In a way Nanjing is one of the better places in China to survive wet periods. This is mainly because it is thriving – it has lots of shopping arcades and malls or covered areas to explore. And they are worth exploring as they are so different from the ones in the UK. Our favourite was an endless underground labyrinth called ‘Fashion Lady’ which consisted of two layers of interconnected cave-like tunnel networks, lit with lots of neon and fake flames. It was entirely filled with tiny boutique girls fashion shops – although how you’d ever find one you specifically wanted I don’t know as it is impossible to navigate in the place. Just finding an exit is a major undertaking! It’s like an entire underground (and highly fashionable) city, complete with restaurants packed in a long row, gaming arcades, and of course more and more shops.

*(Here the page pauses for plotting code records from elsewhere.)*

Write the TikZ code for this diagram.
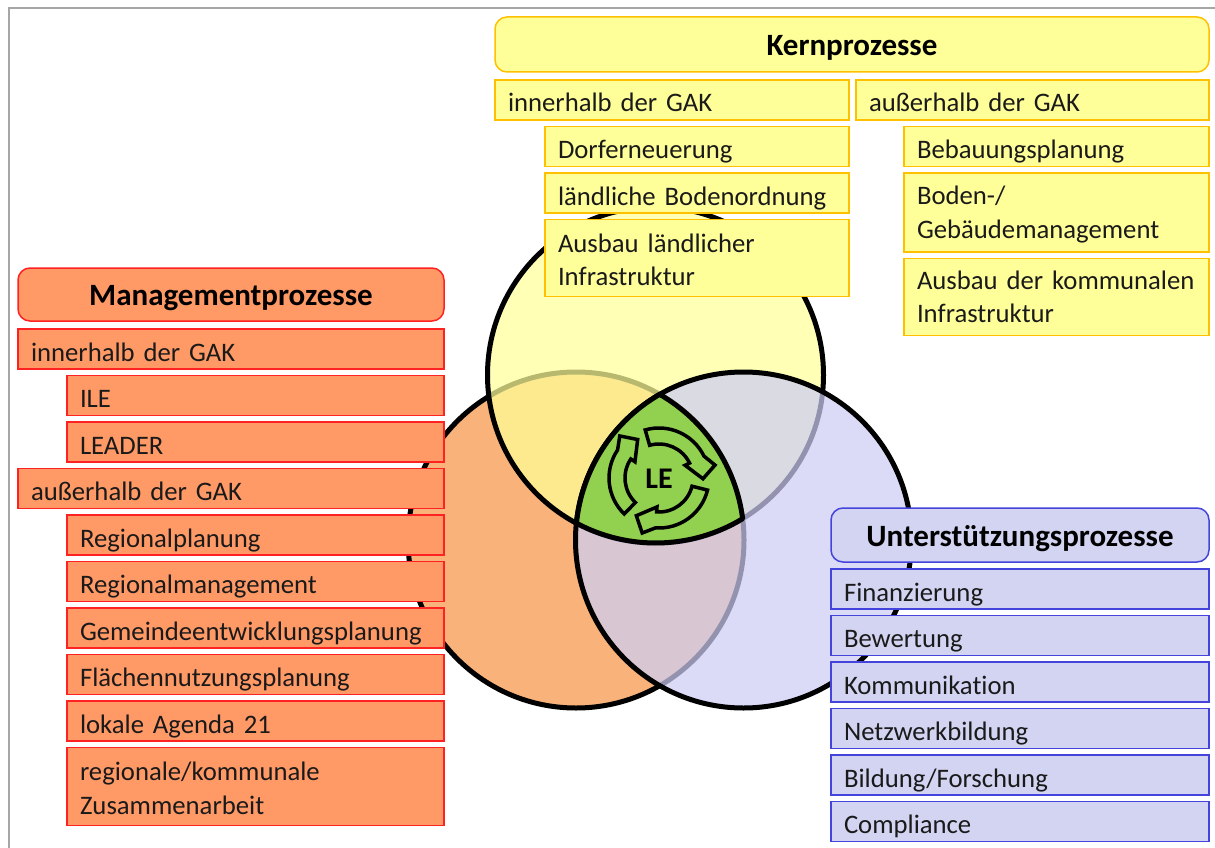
\documentclass[tikz,border=0pt]{standalone}
\usepackage{fontspec}
\setmainfont{Carlito}[Ligatures=NoCommon, WordSpace=0.6]
\usetikzlibrary{positioning}
\definecolor{kernfill}{HTML}{FFFF99}
\definecolor{kernline}{HTML}{FFC000}
\definecolor{mgmtfill}{HTML}{FF9966}
\definecolor{mgmtline}{HTML}{FF2222}
\definecolor{suppfill}{HTML}{D2D4F2}
\definecolor{suppline}{HTML}{4444DD}
\definecolor{ringfill}{HTML}{F79646}
\definecolor{ringblue}{HTML}{CDCDF5}
\definecolor{lefill}{HTML}{92D050}
\definecolor{inktext}{HTML}{1A1A1A}
\tikzset{
    procbox/.style={draw, line width=1.5pt, outer sep=0pt, inner xsep=13pt, inner ysep=0pt,
        align=left, minimum height=#1, text height=30pt, text depth=6pt, text=inktext,
        font=\fontsize{26.7}{33.5}\selectfont},
    procbox/.default=40pt,
    twoline/.style={text height=12pt, text depth=24pt},
    twolineup/.style={text height=10pt, text depth=26pt},
    headbox/.style={draw, line width=1.5pt, outer sep=0pt, rounded corners=12pt, minimum height=55pt,
        text height=31pt, text depth=9pt,
        font=\fontsize{31}{33}\selectfont\bfseries},
    kern/.style={fill=kernfill, draw=kernline},
    mgmt/.style={fill=mgmtfill, draw=mgmtline},
    supp/.style={fill=suppfill, draw=suppline},
    ring/.style={line width=5pt, fill opacity=0.72},
    leftstack/.style={below=6.5pt of #1.south east, anchor=north east}
}
\begin{document}
\begin{tikzpicture}[x=1pt, y=-1pt]
    \useasboundingbox (0,0) rectangle (1215,848);
    \coordinate (frameb) at (9,848);
    \coordinate (framec) at (9,8);
    \coordinate (framer) at (1215,8);
    \draw[line width=2pt, black!35] (frameb) -- (framec) -- (framer);

    \draw[ring, fill=ringfill] (576,540) circle[radius=168pt];
    \draw[ring, fill=kernfill] (655.5,375) circle[radius=168pt];
    \draw[ring, fill=ringblue] (743.5,540) circle[radius=168pt];

    \draw[line width=5pt, fill=lefill, line join=round] (659.75,394.4)
        arc[start angle=60.1, end angle=7.3, radius=168pt]
        arc[start angle=-58.8, end angle=-118.1, radius=168pt]
        arc[start angle=174.3, end angle=119.9, radius=168pt] -- cycle;
    \foreach \a in {0,-120,-240}{
        \begin{scope}[shift={(659,478)}, rotate=\a]
            \draw[line width=3.5pt] (106:50pt) arc[start angle=106, end angle=26, radius=50pt]
                -- (13:57.5pt) -- (-1:44pt) -- (26:29pt) -- (26:34pt)
                arc[start angle=26, end angle=106, radius=34pt] -- cycle;
        \end{scope}
    }
    \node[font=\fontsize{30}{30}\selectfont\bfseries] (le) at (659,479) {LE};

    \node[headbox, kern, anchor=north west, minimum width=714pt] (kern) at (495,17) {Kernprozesse};
    \node[procbox, kern, anchor=north west, text width=328pt] (kernin) at (495,80) {innerhalb der GAK};
    \node[procbox, kern, anchor=north west, text width=327pt] (kernout) at (856,80) {außerhalb der GAK};
    \node[procbox, kern, leftstack=kernin, text width=278pt] (dorf) {Dorferneuerung};
    \node[procbox, kern, leftstack=dorf, text width=278pt] (boden) {ländliche Bodenordnung};
    \node[procbox=77pt, twoline, kern, leftstack=boden, text width=278pt] (infra) {Ausbau ländlicher\\Infrastruktur};
    \node[procbox, kern, leftstack=kernout, text width=279pt] (bebau) {Bebauungsplanung};
    \node[procbox=79pt, twolineup, kern, leftstack=bebau, text width=279pt] (gebaeude) {Boden-/\\Gebäudemanagement};
    \node[procbox=77pt, twolineup, kern, leftstack=gebaeude, text width=279pt] (kommunal) {Ausbau der kommunalen\\Infrastruktur};

    \node[headbox, mgmt, anchor=north west, minimum width=426pt, minimum height=53pt] (mgmt) at (18,268) {Managementprozesse};
    \node[procbox, mgmt, anchor=north west, text width=400pt] (mgmtin) at (18,329) {innerhalb der GAK};
    \node[procbox, mgmt, leftstack=mgmtin, text width=351pt] (ile) {ILE};
    \node[procbox, mgmt, leftstack=ile, text width=351pt] (leader) {LEADER};
    \node[procbox, mgmt, leftstack=leader, text width=400pt] (mgmtout) {außerhalb der GAK};
    \node[procbox, mgmt, leftstack=mgmtout, text width=351pt] (rplan) {Regionalplanung};
    \node[procbox, mgmt, leftstack=rplan, text width=351pt] (rman) {Regionalmanagement};
    \node[procbox, mgmt, leftstack=rman, text width=351pt] (gemeinde) {Gemeindeentwicklungsplanung};
    \node[procbox, mgmt, leftstack=gemeinde, text width=351pt] (flaeche) {Flächennutzungsplanung};
    \node[procbox, mgmt, leftstack=flaeche, text width=351pt] (agenda) {lokale Agenda 21};
    \node[procbox=78pt, twoline, mgmt, leftstack=agenda, text width=351pt] (zusammen) {regionale/kommunale\\Zusammenarbeit};

    \node[headbox, supp, anchor=north west, minimum width=378pt, minimum height=54pt] (supp) at (831,508) {Unterstützungsprozesse};
    \node[procbox, supp, anchor=north west, text width=352pt] (finanz) at (831,569) {Finanzierung};
    \node[procbox, supp, leftstack=finanz, text width=352pt] (bewert) {Bewertung};
    \node[procbox, supp, leftstack=bewert, text width=352pt] (kommu) {Kommunikation};
    \node[procbox, supp, leftstack=kommu, text width=352pt] (netz) {Netzwerkbildung};
    \node[procbox, supp, leftstack=netz, text width=352pt] (bildung) {Bildung/Forschung};
    \node[procbox, supp, leftstack=bildung, text width=352pt] (compl) {Compliance};
\end{tikzpicture}
\end{document}
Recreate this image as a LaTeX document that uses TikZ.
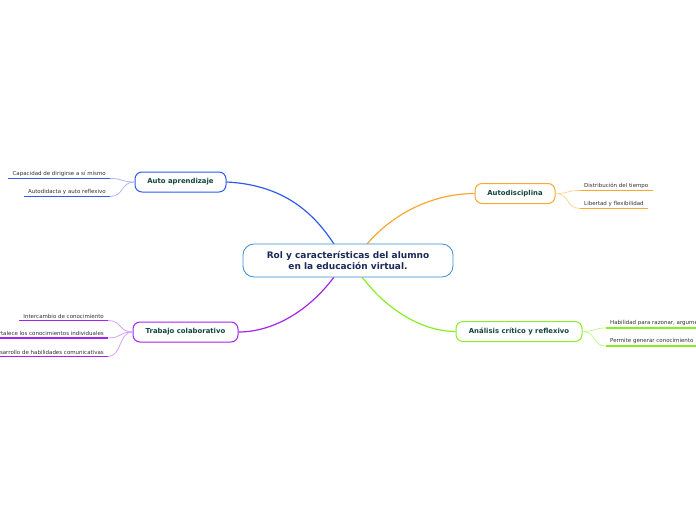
\documentclass[tikz,border=0pt]{standalone}
\usepackage{fontspec}
\setmainfont{DejaVu Sans}
\definecolor{cblue}{HTML}{2F5BF0}
\definecolor{cblueL}{HTML}{A9B9F8}
\definecolor{corange}{HTML}{F9A832}
\definecolor{corangeL}{HTML}{FBD79C}
\definecolor{cgreen}{HTML}{88EE22}
\definecolor{cgreenL}{HTML}{C6F79A}
\definecolor{cpurple}{HTML}{A622EE}
\definecolor{cpurpleL}{HTML}{D7A3F7}
\definecolor{ccentral}{HTML}{3B8DD4}
\definecolor{cnavy}{HTML}{1B2A58}
\definecolor{cdkgreen}{HTML}{12463A}
\definecolor{csub}{HTML}{333333}
\tikzset{
  central/.style={draw=ccentral, line width=0.8pt, fill=white, rounded corners=11pt,
    minimum width=210pt, minimum height=33pt, align=center, text=cnavy,
    font=\fontsize{9}{11}\selectfont\bfseries},
  topic/.style={draw=#1, line width=1pt, fill=white, rounded corners=7pt,
    minimum height=20pt, text=cdkgreen, font=\fontsize{6.9}{8}\selectfont\bfseries},
  sub/.style={inner xsep=4pt, inner ysep=2pt, text=csub, font=\fontsize{5.5}{6.5}\selectfont},
  uline/.style={line width=1.5pt, draw=#1},
  main/.style={line width=1.2pt, draw=#1},
  thin/.style={line width=0.8pt, draw=#1},
}
\begin{document}
\begin{tikzpicture}[x=1pt,y=-1pt]
\useasboundingbox (0,0) rectangle (696,520);
\clip (0,0) rectangle (696,520);
\fill[white] (0,0) rectangle (696,520);

\coordinate (cb) at (334,244);
\coordinate (co) at (367,244);
\coordinate (cp) at (334,277);
\coordinate (cg) at (362,277);

\node[topic=cblue, minimum width=91pt] (auto) at (180.5,182) {Auto aprendizaje};
\node[topic=corange, minimum width=80pt] (disc) at (515,193.5) {Autodisciplina};
\node[topic=cgreen, minimum width=126pt] (anal) at (519,331.5) {Análisis crítico y reflexivo};
\node[topic=cpurple, minimum width=105pt] (trab) at (185.5,332) {Trabajo colaborativo};

\draw[main=cblue] (auto.east) .. controls (290,185) and (318,220) .. (cb);
\draw[main=corange] (co) .. controls (398,208) and (440,193.5) .. (disc.west);
\draw[main=cpurple] (cp) .. controls (308,312) and (272,332) .. (trab.east);
\draw[main=cgreen] (cg) .. controls (392,316) and (428,331.5) .. (anal.west);

\node[central] (c) at (348,260.5) {Rol y características del alumno\\en la educación virtual.};

\node[sub, anchor=south east] (a1) at (110,178.5) {Capacidad de dirigirse a sí mismo};
\node[sub, anchor=south east] (a2) at (110,196.5) {Autodidacta y auto reflexivo};
\node[sub, anchor=south west] (d1) at (580,190.5) {Distribución del tiempo};
\node[sub, anchor=south west] (d2) at (580,208.5) {Libertad y flexibilidad};
\node[sub, anchor=south west] (g1) at (606,328) {Habilidad para razonar, argumentar y reflexionar};
\node[sub, anchor=south west] (g2) at (606,346) {Permite generar conocimiento};
\node[sub, anchor=south east] (t1) at (108,320.5) {Intercambio de conocimiento};
\node[sub, anchor=south east] (t2) at (108,338) {Fortalece los conocimientos individuales};
\node[sub, anchor=south east] (t3) at (108,356.5) {Desarrollo de habilidades comunicativas};

\foreach \n in {a1,a2}{\draw[uline=cblue] (\n.south west) -- (\n.south east);}
\foreach \n in {d1,d2}{\draw[uline=corange] (\n.south west) -- (\n.south east);}
\foreach \n in {g1,g2}{\draw[uline=cgreen] (\n.south west) -- (\n.south east);}
\foreach \n in {t1,t2,t3}{\draw[uline=cpurple] (\n.south west) -- (\n.south east);}

\foreach \n in {a1,a2}{\draw[thin=cblueL] (auto.west) .. controls +(-14,0) and +(14,0) .. (\n.south east);}
\foreach \n in {d1,d2}{\draw[thin=corangeL] (disc.east) .. controls +(14,0) and +(-14,0) .. (\n.south west);}
\foreach \n in {g1,g2}{\draw[thin=cgreenL] (anal.east) .. controls +(14,0) and +(-14,0) .. (\n.south west);}
\foreach \n in {t1,t2,t3}{\draw[thin=cpurpleL] (trab.west) .. controls +(-14,0) and +(14,0) .. (\n.south east);}
\end{tikzpicture}
\end{document}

Anyway, we’re now moving on to Suzhou now, a smaller town with pretty gardens and canals. And we get to travel by posh Chinese Bullet trains again – while in Nanjing we perfected the art of buying rail tickets in China! And this is a very useful skill to have believe me! All you have to do is check a rail timetable on line in English, chose the train number you want, and then write down your request in Chinese on a slip of paper. Hand this to the ticket office person (who will speak only Chinese) and you get exactly what you want with minimal hassle as long as you book a few days in advance to ensure the train isn’t full. You just have to remember to write down all the details, translating to Chinese symbols using the Rough Guide of course: town names (departure and arrival places with a nice friendly arrow from one to the other), date of travel (the Chinese write dates in exactly the opposite to the way we write dates in the UK), train number and time of departure (easy – no translation needed!), soft-seater class, number of tickets, and thank you at the end! Simple! Ah well, it worked a treat to leave Nanjing, and you do get a real sense of accomplishment for buying your own tickets in a completely different and very difficult language – especially if you manage to totally avoid agencies and hotels.